Each line below must be set down exactly; omit any image you find.
========
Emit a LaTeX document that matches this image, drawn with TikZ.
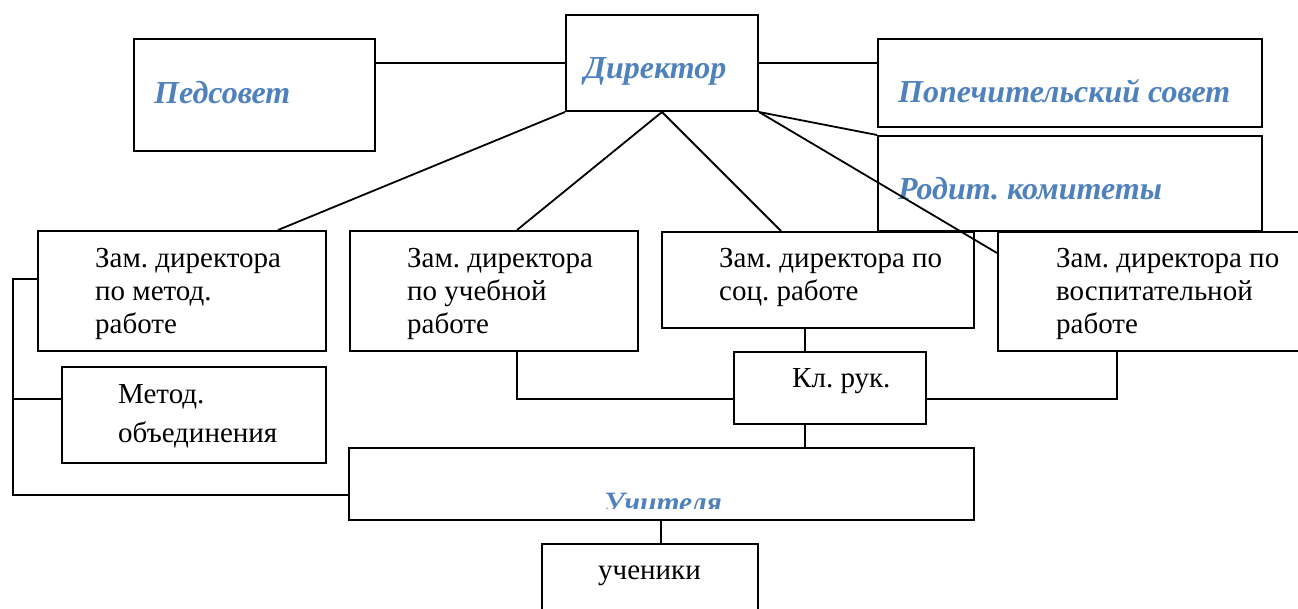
\documentclass[tikz,border=0pt]{standalone}
\usepackage{fontspec}
\setmainfont{Liberation Serif}
\definecolor{accblue}{HTML}{4F81BD}
\begin{document}
\frenchspacing
\begin{tikzpicture}[x=1pt,y=-1pt,
  box/.style={draw, line width=2pt, rectangle, inner sep=0pt, anchor=north west},
  conn/.style={line width=1.8pt},
  txt/.style={anchor=base west, inner sep=0pt, font=\fontsize{29}{33}\selectfont},
  btxt/.style={anchor=base west, inner sep=0pt, text=accblue, font=\fontsize{32}{36}\selectfont\bfseries\itshape}]
\clip (0,0) rectangle (1298,609);
\fill[white] (0,0) rectangle (1298,609);
% boxes
\node[box, minimum width=241pt, minimum height=112pt] (ped) at (133,38) {};
\node[box, minimum width=192pt, minimum height=96pt] (dir) at (565,14) {};
\node[box, minimum width=384pt, minimum height=88pt] (pop) at (877,38) {};
\node[box, minimum width=384pt, minimum height=95pt] (rod) at (877,135) {};
\node[box, minimum width=288pt, minimum height=120pt] (zm) at (37,230) {};
\node[box, minimum width=288pt, minimum height=120pt] (zu) at (349,230) {};
\node[box, minimum width=312pt, minimum height=96pt] (zs) at (661,231) {};
\node[box, minimum width=340pt, minimum height=119pt] (zv) at (997,231) {};
\node[box, minimum width=264pt, minimum height=96pt] (mo) at (61,366) {};
\node[box, minimum width=192pt, minimum height=72pt] (kr) at (733,351) {};
\node[box, minimum width=625pt, minimum height=72pt] (uch) at (348,447) {};
\node[box, minimum width=216pt, minimum height=100pt] (un) at (541,543) {};
% texts
\node[btxt] (tped) at (154,104) {Педсовет};
\node[btxt] (tdir) at (584,79) {Директор};
\node[btxt] (tpop) at (898,103) {Попечительский совет};
\node[btxt] (trod) at (898,200) {Родит. комитеты};
\begin{scope}
\clip (uch.north west) rectangle ([yshift=-61pt]uch.north east);
\node[btxt, font=\fontsize{29.5}{36}\selectfont\bfseries\itshape] (tuch) at (604,512) {Учителя};
\end{scope}
\node[txt] (tzm) at (95,268) {\vtop{\hbox{Зам. директора}\hbox{по метод.}\hbox{работе}}};
\node[txt] (tzu) at (407,268) {\vtop{\hbox{Зам. директора}\hbox{по учебной}\hbox{работе}}};
\node[txt] (tzs) at (719,268) {\vtop{\hbox{Зам. директора по}\hbox{соц. работе}}};
\node[txt] (tzv) at (1056,268) {\vtop{\hbox{Зам. директора по}\hbox{воспитательной}\hbox{работе}}};
\node[txt] (tmo) at (118,403) {\vtop{\baselineskip=39pt\hbox{Метод.}\hbox{объединения}}};
\node[txt] (tkr) at (792,388) {Кл. рук.};
\node[txt] (tun) at (598,579) {ученики};
% helper coordinates
\coordinate (lb) at (13,0);
\coordinate (czm) at ([xshift=241pt]zm.north west);
\coordinate (czu) at ([xshift=168pt]zu.north west);
\coordinate (czub) at ([xshift=168pt]zu.south west);
\coordinate (czs) at ([xshift=120pt]zs.north west);
\coordinate (czv) at ([yshift=-22pt]zv.north west);
\coordinate (czvb) at ([xshift=120pt]zv.south west);
\coordinate (ckrt) at ([xshift=72pt]kr.north west);
\coordinate (ckrb) at ([xshift=72pt]kr.south west);
\coordinate (ckrl) at ([yshift=-48pt]kr.north west);
\coordinate (ckrr) at ([yshift=-48pt]kr.north east);
\coordinate (cunt) at ([xshift=120pt]un.north west);
\coordinate (lzm) at ([yshift=-49pt]zm.north west);
\coordinate (lmo) at ([yshift=-33pt]mo.north west);
\coordinate (luch) at ([yshift=-48pt]uch.north west);
% connectors
\draw[conn] (dir.west) -- (dir.west -| ped.east);
\draw[conn] (dir.east) -- (dir.east -| pop.west);
\draw[conn] (dir.south west) -- (czm);
\draw[conn] (dir.south) -- (czu);
\draw[conn] (dir.south) -- (czs);
\draw[conn] (dir.south east) -- (rod.north west);
\draw[conn] (dir.south east) -- (czv);
\draw[conn] (ckrt) -- (ckrt |- zs.south);
\draw[conn] (ckrb) -- (ckrb |- uch.north);
\draw[conn] (czub) |- (ckrl);
\draw[conn] (ckrr) -| (czvb);
\draw[conn] (cunt) -- (cunt |- uch.south);
\draw[conn] (lzm) -- (lzm -| lb) -- (luch -| lb) -- (luch);
\draw[conn] (lmo) -- (lmo -| lb);
\end{tikzpicture}
\end{document}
========
● **Answer to the problem**:
Emit a LaTeX document that matches this image, drawn with TikZ.
\documentclass[tikz,border=0pt]{standalone}
\usepackage{fontspec}
\setmainfont{Liberation Serif}
\definecolor{accblue}{HTML}{4F81BD}
\begin{document}
\frenchspacing
\begin{tikzpicture}[x=1pt,y=-1pt,
  box/.style={draw, line width=2pt, rectangle, inner sep=0pt, anchor=north west},
  conn/.style={line width=1.8pt},
  txt/.style={anchor=base west, inner sep=0pt, font=\fontsize{29}{33}\selectfont},
  btxt/.style={anchor=base west, inner sep=0pt, text=accblue, font=\fontsize{32}{36}\selectfont\bfseries\itshape}]
\clip (0,0) rectangle (1298,609);
\fill[white] (0,0) rectangle (1298,609);
% boxes
\node[box, minimum width=241pt, minimum height=112pt] (ped) at (133,38) {};
\node[box, minimum width=192pt, minimum height=96pt] (dir) at (565,14) {};
\node[box, minimum width=384pt, minimum height=88pt] (pop) at (877,38) {};
\node[box, minimum width=384pt, minimum height=95pt] (rod) at (877,135) {};
\node[box, minimum width=288pt, minimum height=120pt] (zm) at (37,230) {};
\node[box, minimum width=288pt, minimum height=120pt] (zu) at (349,230) {};
\node[box, minimum width=312pt, minimum height=96pt] (zs) at (661,231) {};
\node[box, minimum width=340pt, minimum height=119pt] (zv) at (997,231) {};
\node[box, minimum width=264pt, minimum height=96pt] (mo) at (61,366) {};
\node[box, minimum width=192pt, minimum height=72pt] (kr) at (733,351) {};
\node[box, minimum width=625pt, minimum height=72pt] (uch) at (348,447) {};
\node[box, minimum width=216pt, minimum height=100pt] (un) at (541,543) {};
% texts
\node[btxt] (tped) at (154,104) {Педсовет};
\node[btxt] (tdir) at (584,79) {Директор};
\node[btxt] (tpop) at (898,103) {Попечительский совет};
\node[btxt] (trod) at (898,200) {Родит. комитеты};
\begin{scope}
\clip (uch.north west) rectangle ([yshift=-61pt]uch.north east);
\node[btxt, font=\fontsize{29.5}{36}\selectfont\bfseries\itshape] (tuch) at (604,512) {Учителя};
\end{scope}
\node[txt] (tzm) at (95,268) {\vtop{\hbox{Зам. директора}\hbox{по метод.}\hbox{работе}}};
\node[txt] (tzu) at (407,268) {\vtop{\hbox{Зам. директора}\hbox{по учебной}\hbox{работе}}};
\node[txt] (tzs) at (719,268) {\vtop{\hbox{Зам. директора по}\hbox{соц. работе}}};
\node[txt] (tzv) at (1056,268) {\vtop{\hbox{Зам. директора по}\hbox{воспитательной}\hbox{работе}}};
\node[txt] (tmo) at (118,403) {\vtop{\baselineskip=39pt\hbox{Метод.}\hbox{объединения}}};
\node[txt] (tkr) at (792,388) {Кл. рук.};
\node[txt] (tun) at (598,579) {ученики};
% helper coordinates
\coordinate (lb) at (13,0);
\coordinate (czm) at ([xshift=241pt]zm.north west);
\coordinate (czu) at ([xshift=168pt]zu.north west);
\coordinate (czub) at ([xshift=168pt]zu.south west);
\coordinate (czs) at ([xshift=120pt]zs.north west);
\coordinate (czv) at ([yshift=-22pt]zv.north west);
\coordinate (czvb) at ([xshift=120pt]zv.south west);
\coordinate (ckrt) at ([xshift=72pt]kr.north west);
\coordinate (ckrb) at ([xshift=72pt]kr.south west);
\coordinate (ckrl) at ([yshift=-48pt]kr.north west);
\coordinate (ckrr) at ([yshift=-48pt]kr.north east);
\coordinate (cunt) at ([xshift=120pt]un.north west);
\coordinate (lzm) at ([yshift=-49pt]zm.north west);
\coordinate (lmo) at ([yshift=-33pt]mo.north west);
\coordinate (luch) at ([yshift=-48pt]uch.north west);
% connectors
\draw[conn] (dir.west) -- (dir.west -| ped.east);
\draw[conn] (dir.east) -- (dir.east -| pop.west);
\draw[conn] (dir.south west) -- (czm);
\draw[conn] (dir.south) -- (czu);
\draw[conn] (dir.south) -- (czs);
\draw[conn] (dir.south east) -- (rod.north west);
\draw[conn] (dir.south east) -- (czv);
\draw[conn] (ckrt) -- (ckrt |- zs.south);
\draw[conn] (ckrb) -- (ckrb |- uch.north);
\draw[conn] (czub) |- (ckrl);
\draw[conn] (ckrr) -| (czvb);
\draw[conn] (cunt) -- (cunt |- uch.south);
\draw[conn] (lzm) -- (lzm -| lb) -- (luch -| lb) -- (luch);
\draw[conn] (lmo) -- (lmo -| lb);
\end{tikzpicture}
\end{document}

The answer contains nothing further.